TASK TO COMPLETE =>
Write out all of the data exactly as it appears.

SOURCE MATERIAL =>
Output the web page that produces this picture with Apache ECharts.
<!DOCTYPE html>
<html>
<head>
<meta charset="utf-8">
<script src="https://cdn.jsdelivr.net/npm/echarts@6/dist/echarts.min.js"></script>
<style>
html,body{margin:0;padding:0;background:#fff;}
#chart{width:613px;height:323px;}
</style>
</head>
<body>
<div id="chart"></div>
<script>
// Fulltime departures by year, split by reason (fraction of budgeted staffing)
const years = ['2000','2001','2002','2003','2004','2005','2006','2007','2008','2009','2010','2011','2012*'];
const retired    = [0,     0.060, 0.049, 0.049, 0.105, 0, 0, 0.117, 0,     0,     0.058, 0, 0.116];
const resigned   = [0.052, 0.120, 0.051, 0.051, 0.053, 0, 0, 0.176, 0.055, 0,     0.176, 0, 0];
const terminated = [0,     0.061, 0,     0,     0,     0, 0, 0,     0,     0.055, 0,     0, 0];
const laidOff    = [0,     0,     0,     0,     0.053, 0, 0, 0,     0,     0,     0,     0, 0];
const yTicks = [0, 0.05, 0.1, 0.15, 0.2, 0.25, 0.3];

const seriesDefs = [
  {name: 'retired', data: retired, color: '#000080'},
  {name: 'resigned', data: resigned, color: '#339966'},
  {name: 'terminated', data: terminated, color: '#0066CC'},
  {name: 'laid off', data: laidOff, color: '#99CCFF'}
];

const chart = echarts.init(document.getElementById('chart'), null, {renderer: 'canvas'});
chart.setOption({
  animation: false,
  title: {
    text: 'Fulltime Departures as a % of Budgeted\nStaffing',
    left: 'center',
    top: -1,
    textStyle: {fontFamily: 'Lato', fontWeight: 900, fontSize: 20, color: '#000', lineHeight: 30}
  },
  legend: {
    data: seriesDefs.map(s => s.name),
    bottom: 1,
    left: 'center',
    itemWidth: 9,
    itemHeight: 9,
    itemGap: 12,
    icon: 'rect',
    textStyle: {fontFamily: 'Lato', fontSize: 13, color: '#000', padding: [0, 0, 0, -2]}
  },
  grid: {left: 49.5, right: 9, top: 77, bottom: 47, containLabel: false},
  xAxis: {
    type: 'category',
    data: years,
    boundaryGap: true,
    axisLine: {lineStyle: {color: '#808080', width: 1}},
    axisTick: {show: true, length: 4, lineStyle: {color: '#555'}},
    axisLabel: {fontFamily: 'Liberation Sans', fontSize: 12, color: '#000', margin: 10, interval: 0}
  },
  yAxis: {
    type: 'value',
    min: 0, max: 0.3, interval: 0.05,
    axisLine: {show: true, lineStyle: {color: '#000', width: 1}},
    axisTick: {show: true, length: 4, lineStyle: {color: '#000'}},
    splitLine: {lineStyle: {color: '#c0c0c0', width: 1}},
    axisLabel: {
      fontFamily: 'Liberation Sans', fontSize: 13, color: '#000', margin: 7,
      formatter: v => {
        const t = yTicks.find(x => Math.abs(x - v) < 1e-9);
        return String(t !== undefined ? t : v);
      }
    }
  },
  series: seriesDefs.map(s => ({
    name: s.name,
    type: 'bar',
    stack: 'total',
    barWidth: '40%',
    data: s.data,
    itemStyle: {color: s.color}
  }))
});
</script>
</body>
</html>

FINISHED EXERCISE =>
Output the web page that produces this picture with Apache ECharts.
<!DOCTYPE html>
<html>
<head>
<meta charset="utf-8">
<script src="https://cdn.jsdelivr.net/npm/echarts@6/dist/echarts.min.js"></script>
<style>
html,body{margin:0;padding:0;background:#fff;}
#chart{width:613px;height:323px;}
</style>
</head>
<body>
<div id="chart"></div>
<script>
// Fulltime departures by year, split by reason (fraction of budgeted staffing)
const years = ['2000','2001','2002','2003','2004','2005','2006','2007','2008','2009','2010','2011','2012*'];
const retired    = [0,     0.060, 0.049, 0.049, 0.105, 0, 0, 0.117, 0,     0,     0.058, 0, 0.116];
const resigned   = [0.052, 0.120, 0.051, 0.051, 0.053, 0, 0, 0.176, 0.055, 0,     0.176, 0, 0];
const terminated = [0,     0.061, 0,     0,     0,     0, 0, 0,     0,     0.055, 0,     0, 0];
const laidOff    = [0,     0,     0,     0,     0.053, 0, 0, 0,     0,     0,     0,     0, 0];
const yTicks = [0, 0.05, 0.1, 0.15, 0.2, 0.25, 0.3];

const seriesDefs = [
  {name: 'retired', data: retired, color: '#000080'},
  {name: 'resigned', data: resigned, color: '#339966'},
  {name: 'terminated', data: terminated, color: '#0066CC'},
  {name: 'laid off', data: laidOff, color: '#99CCFF'}
];

const chart = echarts.init(document.getElementById('chart'), null, {renderer: 'canvas'});
chart.setOption({
  animation: false,
  title: {
    text: 'Fulltime Departures as a % of Budgeted\nStaffing',
    left: 'center',
    top: -1,
    textStyle: {fontFamily: 'Lato', fontWeight: 900, fontSize: 20, color: '#000', lineHeight: 30}
  },
  legend: {
    data: seriesDefs.map(s => s.name),
    bottom: 1,
    left: 'center',
    itemWidth: 9,
    itemHeight: 9,
    itemGap: 12,
    icon: 'rect',
    textStyle: {fontFamily: 'Lato', fontSize: 13, color: '#000', padding: [0, 0, 0, -2]}
  },
  grid: {left: 49.5, right: 9, top: 77, bottom: 47, containLabel: false},
  xAxis: {
    type: 'category',
    data: years,
    boundaryGap: true,
    axisLine: {lineStyle: {color: '#808080', width: 1}},
    axisTick: {show: true, length: 4, lineStyle: {color: '#555'}},
    axisLabel: {fontFamily: 'Liberation Sans', fontSize: 12, color: '#000', margin: 10, interval: 0}
  },
  yAxis: {
    type: 'value',
    min: 0, max: 0.3, interval: 0.05,
    axisLine: {show: true, lineStyle: {color: '#000', width: 1}},
    axisTick: {show: true, length: 4, lineStyle: {color: '#000'}},
    splitLine: {lineStyle: {color: '#c0c0c0', width: 1}},
    axisLabel: {
      fontFamily: 'Liberation Sans', fontSize: 13, color: '#000', margin: 7,
      formatter: v => {
        const t = yTicks.find(x => Math.abs(x - v) < 1e-9);
        return String(t !== undefined ? t : v);
      }
    }
  },
  series: seriesDefs.map(s => ({
    name: s.name,
    type: 'bar',
    stack: 'total',
    barWidth: '40%',
    data: s.data,
    itemStyle: {color: s.color}
  }))
});
</script>
</body>
</html>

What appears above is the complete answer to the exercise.